Exactly the lines from the line containing "Rebuild this diagram" through the line containing "(8,-14) -- (1268,-14);" are to be echoed, with both included and pictures left out.
• • •
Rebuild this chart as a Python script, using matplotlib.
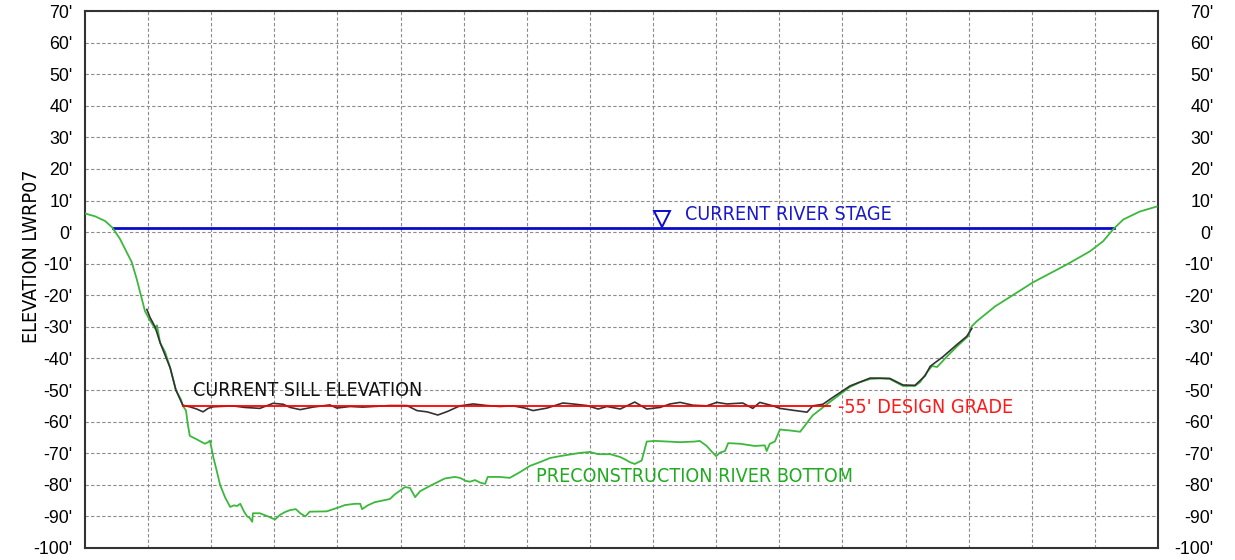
import matplotlib
matplotlib.use("Agg")
import matplotlib.pyplot as plt
from matplotlib import font_manager
import numpy as np

plt.rcParams['font.family'] = ['Liberation Sans', 'DejaVu Sans']

# labels in the drawing use a narrow face; pick what is installed
fonts = {(f.name, f.stretch) for f in font_manager.fontManager.ttflist}
names = {n for n, _ in fonts}
if 'Liberation Sans Narrow' in names:
    narrow = dict(family=['Liberation Sans Narrow', 'DejaVu Sans'], fontsize=15.2)
elif any(n == 'DejaVu Sans' and s == 'condensed' for n, s in fonts):
    narrow = dict(family=['DejaVu Sans'], fontstretch='condensed', fontsize=14.1)
else:
    narrow = dict(family=['Liberation Sans', 'DejaVu Sans'], fontsize=12.5)

# PRECONSTRUCTION RIVER BOTTOM (station, elevation ft)
bottom_x = [0, 16, 32, 43, 55, 74, 82, 95, 103, 111,
            114, 119, 127, 135, 144, 152, 155, 160, 163, 166,
            176, 190, 195, 198, 203, 208, 214, 222, 230, 236,
            241, 246, 252, 257, 261, 265, 266, 277, 290, 301,
            309, 317, 325, 334, 341, 349, 356, 383, 404, 412,
            428, 436, 439, 448, 459, 483, 491, 507, 515, 523,
            531, 547, 570, 586, 594, 604, 610, 618, 626, 634,
            638, 657, 673, 689, 705, 721, 737, 753, 784, 800,
            813, 832, 848, 856, 863, 871, 882, 890, 903, 943,
            966, 974, 985, 993, 1000, 1006, 1014, 1019, 1038, 1061,
            1077, 1080, 1085, 1093, 1101, 1117, 1133, 1153, 1180, 1212,
            1228, 1244, 1260, 1275, 1296, 1315, 1323, 1334, 1342, 1350,
            1366, 1382, 1399, 1405, 1413, 1442, 1502, 1556, 1592, 1613,
            1629, 1645, 1671, 1698]
bottom_y = [5.9, 5.0, 3.5, 1.5, -2, -9.5, -14.9, -25, -28, -30.5,
            -29.5, -35, -38, -43, -50, -53, -55, -56.5, -61, -64.5,
            -65.5, -67, -66.5, -66, -71, -75, -80, -84, -87, -86.5,
            -86.7, -86, -88.5, -90, -90.5, -91.7, -89, -89, -90, -91,
            -89.5, -88.6, -88, -87.7, -89, -90, -88.5, -88.4, -87, -86.4,
            -86, -86, -87.7, -86.5, -85.5, -84.5, -83, -80.7, -81, -83.9,
            -82, -80.3, -78, -77.5, -77.8, -78.8, -79, -78.5, -79.3, -79.7,
            -77.5, -77.5, -77.8, -76, -74, -72.8, -71.5, -70.9, -69.9, -69.6,
            -70.3, -70.3, -71.2, -72, -72.8, -73.4, -72.3, -66.3, -66.1, -66.5,
            -66.3, -66.1, -67.7, -69.5, -70.9, -69.8, -69.3, -66.8, -67, -67.7,
            -67.5, -69.3, -67, -66.3, -62.5, -62.8, -63.2, -58, -53.8, -49,
            -47.5, -46.5, -46.3, -46.5, -48.7, -48.7, -47.5, -44.3, -42.4, -42.7,
            -39.3, -36.1, -33, -29.8, -28.2, -23.5, -15.9, -10.2, -6.1, -2.9,
            0.9, 4, 6.5, 8.1]

# CURRENT SILL ELEVATION
sill_x = [98, 103, 111, 119, 135, 144, 152, 155, 166, 177,
          187, 195, 203, 234, 253, 277, 298, 314, 325, 341,
          361, 388, 399, 420, 440, 483, 510, 526, 542, 559,
          574, 594, 615, 637, 657, 678, 697, 710, 732, 757,
          773, 795, 813, 827, 848, 871, 890, 911, 927, 943,
          963, 985, 1001, 1017, 1042, 1058, 1069, 1090, 1101, 1122,
          1144, 1153, 1169, 1185, 1212, 1244, 1275, 1296, 1315, 1331,
          1339, 1359, 1382, 1397, 1405]
sill_y = [-24.5, -27, -30, -35, -43, -50, -53.5, -54.8, -55.3, -56,
          -56.9, -55.8, -55.3, -55, -55.5, -55.8, -54.2, -54.5, -55.5, -56.2,
          -55.4, -54.7, -55.7, -55.2, -55.4, -54.9, -54.9, -56.5, -56.9, -57.9,
          -56.8, -55, -54.4, -54.9, -55.2, -55, -55.7, -56.5, -55.7, -54.1,
          -54.4, -54.9, -56, -55.2, -56, -53.8, -56, -55.5, -54.4, -53.9,
          -54.8, -55, -53.9, -54.4, -54.1, -55.8, -53.9, -55, -55.8, -56.4,
          -57, -55, -54.5, -52.3, -48.7, -46.2, -46.3, -48.4, -48.5, -45.5,
          -42.5, -39.5, -35.5, -33, -30.5]

# design grade and river stage
grade_x = [155, 1180]
grade_y = -55
stage_x = [44, 1631]
stage_y = 1.2
stage_marker_x = 914
stage_marker_y = 4.0

yticks = list(range(-100, 80, 10))
ylabels = [f"{v}'" for v in yticks]

fig = plt.figure(figsize=(12.35, 5.6), dpi=100)
ax = fig.add_axes([85 / 1235, 1 - 548 / 560, 1073 / 1235, 537 / 560])

ax.set_xlim(0, 1700)
ax.set_ylim(-100, 70)
ax.set_xticks(np.arange(100, 1700, 100))
ax.set_xticklabels([])
ax.set_yticks(yticks, ylabels, fontsize=12.8)
ax.tick_params(length=0, pad=9)
ax.grid(True, color='#8c8c8c', linestyle=(0, (3, 2)), linewidth=0.8)
for s in ax.spines.values():
    s.set_color('#333333')
    s.set_linewidth(1.5)

ax2 = ax.twinx()
ax2.set_ylim(-100, 70)
ax2.set_yticks(yticks, ylabels, fontsize=12.8, ha='right')
ax2.tick_params(length=0, pad=40)
for s in ax2.spines.values():
    s.set_visible(False)

ax.set_ylabel('ELEVATION LWRP07', **narrow)
ax.yaxis.set_label_coords(-0.041, 0.5425)

ax.plot(stage_x, [stage_y, stage_y], color='#0a0acc', lw=2, zorder=3)
ax.plot(bottom_x, bottom_y, color='#3cb83c', lw=1.3, zorder=4)
ax.plot(sill_x, sill_y, color='#333333', lw=1.2, zorder=5)
ax.plot(grade_x, [grade_y, grade_y], color='#ff0000', lw=1.3, zorder=6)
ax.plot([stage_marker_x], [stage_marker_y], marker='v', markersize=11,
        markerfacecolor='white', markeredgecolor='#0a0acc', mew=1.4, zorder=7)

ax.text(951, 5.6, 'CURRENT RIVER STAGE', color='#1a1acc', va='center', **narrow)
ax.text(171, -50, 'CURRENT SILL ELEVATION', color='#111111', va='center', **narrow)
ax.text(1193, -55.4, "-55' DESIGN GRADE", color='#ff1a1a', va='center', **narrow)
ax.text(715, -77.5, 'PRECONSTRUCTION RIVER BOTTOM', color='#22aa22', va='center', **narrow)

fig.savefig('out.png', dpi=100)
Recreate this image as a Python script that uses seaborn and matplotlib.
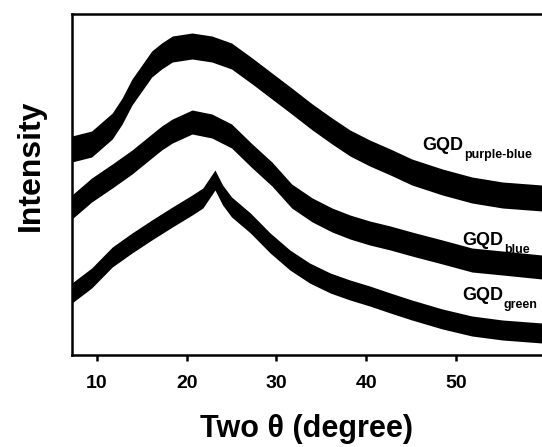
import matplotlib
matplotlib.use("Agg")
import matplotlib.pyplot as plt
import seaborn as sns
import pandas as pd

# --- data (intensity in arbitrary units) ---
two_theta = [7.2, 9.4, 11.7, 12.8, 13.9, 15.0, 16.1, 17.2, 18.4, 20.6, 22.8, 25.0,
             27.3, 29.5, 31.7, 34.0, 36.2, 38.2, 40.4, 42.7, 45.1, 48.5, 51.8, 55.2, 59.6]
purple_blue = [206, 211, 229, 244, 263, 277, 291, 299, 306, 309, 306, 299,
               284, 269, 254, 238, 224, 212, 202, 193, 183, 173, 165, 160, 157]
blue = [148, 165, 179, 186, 193, 201, 209, 217, 224, 233, 229, 219,
        199, 181, 159, 145, 135, 128, 122, 117, 111, 103, 95, 92, 88]

two_theta_green = [7.2, 9.4, 11.7, 13.9, 16.1, 18.4, 20.6, 21.8, 23.15, 24.0, 25.0, 27.1,
                   29.3, 31.5, 33.7, 36.0, 38.2, 40.4, 42.7, 45.1, 48.5, 51.8, 55.2, 59.6]
green = [62, 77, 98, 112, 125, 138, 150, 157, 175, 160, 148, 132,
         112, 95, 82, 72, 65, 59, 52, 45, 36, 29, 25, 22]

# noise amplitude (half width of the noisy band)
spread = {"purple-blue": 13, "blue": 12, "green": 10}

labels = ["purple-blue", "blue", "green"]
label_x = [46.3, 50.7, 50.7]
label_y = [205, 110, 55]

df = pd.concat([
    pd.DataFrame({"x": two_theta, "y": purple_blue, "sample": "purple-blue"}),
    pd.DataFrame({"x": two_theta, "y": blue, "sample": "blue"}),
    pd.DataFrame({"x": two_theta_green, "y": green, "sample": "green"}),
])

sns.set_style("ticks")
plt.rcParams["font.family"] = ["Liberation Sans", "DejaVu Sans"]
plt.rcParams["font.weight"] = "bold"
plt.rcParams["text.color"] = "black"
plt.rcParams["xtick.color"] = "black"
plt.rcParams["axes.labelcolor"] = "black"

fig = plt.figure(figsize=(5.42, 4.47), dpi=100)
ax = fig.add_axes([72 / 542, 92 / 447, 470 / 542, 341 / 447])

# noisy XRD traces drawn as solid black bands
for name in labels:
    d = df[df["sample"] == name]
    s = spread[name]
    ax.fill_between(d["x"], d["y"] - s, d["y"] + s, color="black", lw=0)
sns.lineplot(data=df, x="x", y="y", units="sample", estimator=None,
             color="black", lw=1.5, ax=ax)

ax.set_xlim(7.21, 59.61)
ax.set_ylim(0, 341)
ax.set_xticks([10, 20, 30, 40, 50])
ax.set_yticks([])
ax.tick_params(axis="x", direction="out", length=4.5, width=1.8, pad=10,
               labelsize=14, colors="black")
for lab in ax.get_xticklabels():
    lab.set_fontweight("bold")

for side in ["left", "top", "bottom"]:
    ax.spines[side].set_linewidth(1.8)
    ax.spines[side].set_color("black")
ax.spines["right"].set_visible(False)

ax.set_xlabel("Two \u03b8 (degree)", fontsize=22, fontweight="bold", color="black")
ax.xaxis.set_label_coords(0.498, -0.172)
ax.set_ylabel("")
ax.text(-0.087, 0.557, "Intensity", transform=ax.transAxes, rotation=90,
        ha="center", va="center", fontsize=23, fontweight="bold", color="black")

for name, lx, ly in zip(labels, label_x, label_y):
    t = ax.text(lx, ly, "GQD", fontsize=13, fontweight="bold", va="baseline",
                color="black")
    ax.annotate(name, xy=(1.0, 0.0), xycoords=t, xytext=(0.5, -3),
                textcoords="offset points", fontsize=9, fontweight="bold",
                va="baseline", ha="left", color="black")

fig.savefig("out.png", dpi=100)
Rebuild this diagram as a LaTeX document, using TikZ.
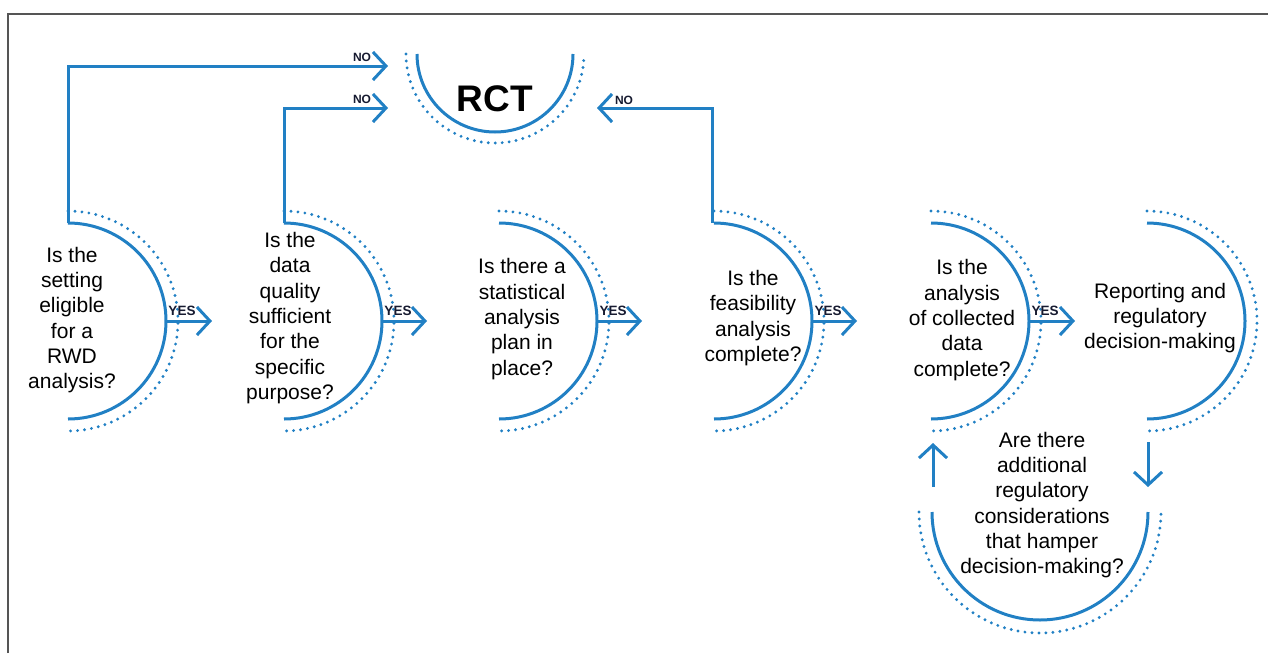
\documentclass[tikz,border=0pt]{standalone}
\usepackage{fontspec}
\setmainfont{Liberation Sans}
\usetikzlibrary{arrows.meta}
\definecolor{flowblue}{RGB}{33,128,196}
\definecolor{lblcol}{RGB}{22,26,48}
\definecolor{framegray}{RGB}{85,85,85}
\tikzset{
  solidarc/.style={draw=flowblue, line width=3pt},
  dotarc/.style={draw=flowblue, line width=3.2pt, line cap=round, dash pattern=on 0pt off 7pt},
  flowarrow/.style={draw=flowblue, line width=3pt, -{Straight Barb[length=13pt,width=28pt,line width=3pt]}},
  qtext/.style={font=\fontsize{21}{25.3}\selectfont, align=center, text=black, inner sep=0pt},
  lbl/.style={font=\fontsize{12}{13}\selectfont\bfseries, text=lblcol, inner sep=0pt},
  ylbl/.style={font=\fontsize{13.5}{14}\selectfont\bfseries, text=lblcol, inner sep=0pt},
}
\begin{document}
\begin{tikzpicture}[x=1pt,y=1pt]
\useasboundingbox (0,0) rectangle (1268,-653);
% frame
\draw[framegray, line width=2pt] (8,-653) -- (8,-14) -- (1268,-14);

% RCT
\draw[solidarc] (417,-54) arc[start angle=180, end angle=360, radius=78];
\draw[dotarc] (406,-54) arc[start angle=180, end angle=360, radius=89];
\node[font=\fontsize{37}{40}\selectfont\bfseries, inner sep=0pt] (rct) at (495,-99) {RCT};

% side half circles
\foreach \cx in {68,284,499,714,931,1147}{
  \draw[solidarc] (\cx,-223) arc[start angle=90, end angle=-90, radius=98];
  \draw[dotarc] (\cx,-211) arc[start angle=90, end angle=-90, radius=110];
}
% bottom half circle
\draw[solidarc] (932,-512) arc[start angle=180, end angle=360, radius=108];
\draw[dotarc] (919,-512) arc[start angle=180, end angle=360, radius=121];

% texts
\node[qtext] (q1) at (72,-320) {Is the\\setting\\eligible\\for a\\RWD\\analysis?};
\node[qtext] (q2) at (290,-318) {Is the\\data\\quality\\sufficient\\for the\\specific\\purpose?};
\node[qtext] (q3) at (522,-319) {Is there a\\statistical\\analysis\\plan in\\place?};
\node[qtext] (q4) at (753,-318) {Is the\\feasibility\\analysis\\complete?};
\node[qtext] (q5) at (962,-320) {Is the\\analysis\\of collected\\data\\complete?};
\node[qtext] (q6) at (1160,-318) {Reporting and\\regulatory\\decision-making};
\node[qtext] (q7) at (1042,-505) {Are there\\additional\\regulatory\\considerations\\that hamper\\decision-making?};

% connector points
\coordinate (q1top) at (68,-223);
\coordinate (q2top) at (284,-223);
\coordinate (q4top) at (712,-223);
\coordinate (rctinA) at (388,-66);
\coordinate (rctinB) at (388,-108);
\coordinate (rctinC) at (597,-108);
\coordinate (q1out) at (166,-321);
\coordinate (q2in) at (212,-321);
\coordinate (q2out) at (382,-321);
\coordinate (q3in) at (427,-321);
\coordinate (q3out) at (597,-321);
\coordinate (q4in) at (642,-321);
\coordinate (q4out) at (812,-321);
\coordinate (q5in) at (857,-321);
\coordinate (q5out) at (1029,-321);
\coordinate (q6in) at (1075,-321);
\coordinate (q6down) at (1148,-442);
\coordinate (q7in) at (1148,-487);
\coordinate (q7up) at (933,-487);
\coordinate (q5in2) at (933,-443);

% NO connectors
\draw[flowarrow] (q1top) |- (rctinA);
\draw[flowarrow] (q2top) |- (rctinB);
\draw[flowarrow] (q4top) |- (rctinC);
\node[lbl] (no1) at (362,-57) {NO};
\node[lbl] (no2) at (362,-99) {NO};
\node[lbl] (no3) at (624,-100) {NO};

% YES connectors
\draw[flowarrow] (q1out) -- (q2in);
\draw[flowarrow] (q2out) -- (q3in);
\draw[flowarrow] (q3out) -- (q4in);
\draw[flowarrow] (q4out) -- (q5in);
\draw[flowarrow] (q5out) -- (q6in);
\node[ylbl] (yes1) at (182,-311) {YES};
\node[ylbl] (yes2) at (398,-311) {YES};
\node[ylbl] (yes3) at (613,-311) {YES};
\node[ylbl] (yes4) at (828,-311) {YES};
\node[ylbl] (yes5) at (1045,-311) {YES};

% loop connectors
\draw[flowarrow] (q6down) -- (q7in);
\draw[flowarrow] (q7up) -- (q5in2);
\end{tikzpicture}
\end{document}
• • •
• **In response**:
Rebuild this diagram as a LaTeX document, using TikZ.
\documentclass[tikz,border=0pt]{standalone}
\usepackage{fontspec}
\setmainfont{Liberation Sans}
\usetikzlibrary{arrows.meta}
\definecolor{flowblue}{RGB}{33,128,196}
\definecolor{lblcol}{RGB}{22,26,48}
\definecolor{framegray}{RGB}{85,85,85}
\tikzset{
  solidarc/.style={draw=flowblue, line width=3pt},
  dotarc/.style={draw=flowblue, line width=3.2pt, line cap=round, dash pattern=on 0pt off 7pt},
  flowarrow/.style={draw=flowblue, line width=3pt, -{Straight Barb[length=13pt,width=28pt,line width=3pt]}},
  qtext/.style={font=\fontsize{21}{25.3}\selectfont, align=center, text=black, inner sep=0pt},
  lbl/.style={font=\fontsize{12}{13}\selectfont\bfseries, text=lblcol, inner sep=0pt},
  ylbl/.style={font=\fontsize{13.5}{14}\selectfont\bfseries, text=lblcol, inner sep=0pt},
}
\begin{document}
\begin{tikzpicture}[x=1pt,y=1pt]
\useasboundingbox (0,0) rectangle (1268,-653);
% frame
\draw[framegray, line width=2pt] (8,-653) -- (8,-14) -- (1268,-14);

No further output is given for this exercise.